The commoning calendar holds many significant dates that reflect the seasons, and over time activities have developed that match the time of year. The most important of these are connected to the management of the commonable animals and include the stallion season (four weeks between May and June), and the pony drifts, or round-ups, held from August to November; whereas other dates signify the business end of commoning, such as the Beaulieu Road Sales, which are held at various times of the year and is where commoners can buy and sell ponies from a purpose-built sales yard. Attempts have been made, however, to impose certain dates on the commoners, such as ‘defence month’, better known as ‘fence month’. This date was fixed by Henry III’s Charter of the Forest in 1217, and ran from 15 days before Midsummer (Feast of John Baptist’s Nativity), to 15 days after, or more simply put – from 20th June to 20th July.
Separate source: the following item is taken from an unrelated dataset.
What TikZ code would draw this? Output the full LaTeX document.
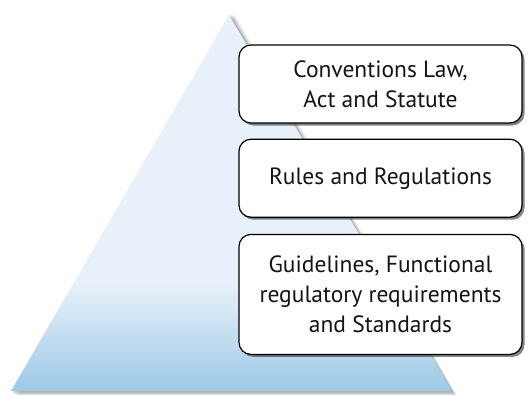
\documentclass[tikz,border=0pt]{standalone}
\usepackage{fontspec}
\setmainfont{PT Sans}
\usetikzlibrary{positioning, shadows}

\definecolor{pyrtop}{HTML}{E8F1FA}
\definecolor{pyrbot}{HTML}{9DC8E6}
\definecolor{txt}{HTML}{141414}

\begin{document}
\begin{tikzpicture}[x=1pt, y=-1pt, node distance=15pt]
        \tikzstyle{level} = [draw=black, line width=1.2pt, rounded corners=12pt, fill=white,
            minimum width=283pt, align=center, text=txt,
            font=\fontsize{23.5}{30}\selectfont,
            drop shadow={shadow xshift=2.5pt, shadow yshift=-2.5pt, opacity=0.6, fill=black!80}]

        \useasboundingbox (0,0) rectangle (529,394);

        % Corners of the pyramid
        \coordinate (apex) at (229,15);
        \coordinate (baseleft) at (11,391);
        \coordinate (baseright) at (452,391);

        % soft shadow behind the pyramid
        \foreach \s/\o in {6/0.05, 4.5/0.07, 3/0.1, 1.5/0.14}
            \fill[black, opacity=\o] ([xshift=\s pt]apex) -- ([xshift=\s pt, yshift=-\s pt]baseright)
                -- ([xshift=\s pt, yshift=-\s pt]baseleft) -- cycle;

        % Pyramid: flat light blue on top, darker towards the base
        \begin{scope}
            \clip (apex) -- (baseright) -- (baseleft) -- cycle;
            \fill[pyrtop] (0,0) rectangle (529,284);
            \shade[top color=pyrtop, bottom color=pyrbot] (0,283.5) rectangle (529,392);
        \end{scope}

        % Levels of the hierarchy
        \node [level, minimum height=78pt] at (380.5,84) (law) {Conventions Law,\\Act and Statute};
        \node [level, minimum height=78pt, below=15pt of law] (rules) {Rules and Regulations};
        \node [level, minimum height=120pt, below=16pt of rules] (guide)
            {Guidelines, Functional\\regulatory requirements\\and Standards};

\end{tikzpicture}
\end{document}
During fence month no commonable beasts were allowed in the Forest, ‘no men or stray dogs’ were to wander in the Forest’ or persons permitted off the highways. Even people with fuel rights were forbidden to collect dead wood and fallen branches during this period. The reasons for such prohibitions were because at this time the fallow deer (Dama dama) give birth to their fawns. Deer were preserved for royal and aristocratic hunting, and Forest officers were required to defend them from disturbance at this particularly vulnerable time, by keeping watch night and day in their own bailiwicks. The Lord of the Manor of Fordingbridge, for example, was obliged to find ‘watch and ward’ upon the bridge that crosses the Avon, on account of its being one of the principle entrances into the Forest to ensure that the conditions of (de)fence month were observed.
New Forest Act 1877
Nevertheless, the commoners were able to avoid the exclusions of fence month and continue grazing their animals throughout this period on payment of a small quit rent, known as ‘month money’. Indeed, by 1670 it was stated before the Justice in Eyre, held at Lyndhurst, that ‘from time out of mind the commoners have had common of pasture for their cattle throughout fence month’. When the Crown wanted to profit from the growth of timber and the privatisation of the New Forest in the eighteenth and nineteenth centuries, it saw fence month as a method of reducing the value of commoning. As a conciliatory gesture the commoners offered reintroduce quit rents for grazing throughout fence month, but the Crown refused to be mollified and used the offer as proof of the Crown’s superior claim in the matter. This caused much rancour and bitterness among the commoners. It wasn’t until the New Forest Act 1877 that the matter was finally resolved. The Act reconstituted Court of Verderers, which was given judiciary and executive powers over the New Forest, including responsibility for the payment of quit rent in respect of fence month. This landmark piece of legislation has ensured that the law protects the commoning way of life and that the ancient traditions and annual observances, so important to the cultural heritage of the New Forest, can continue into the future.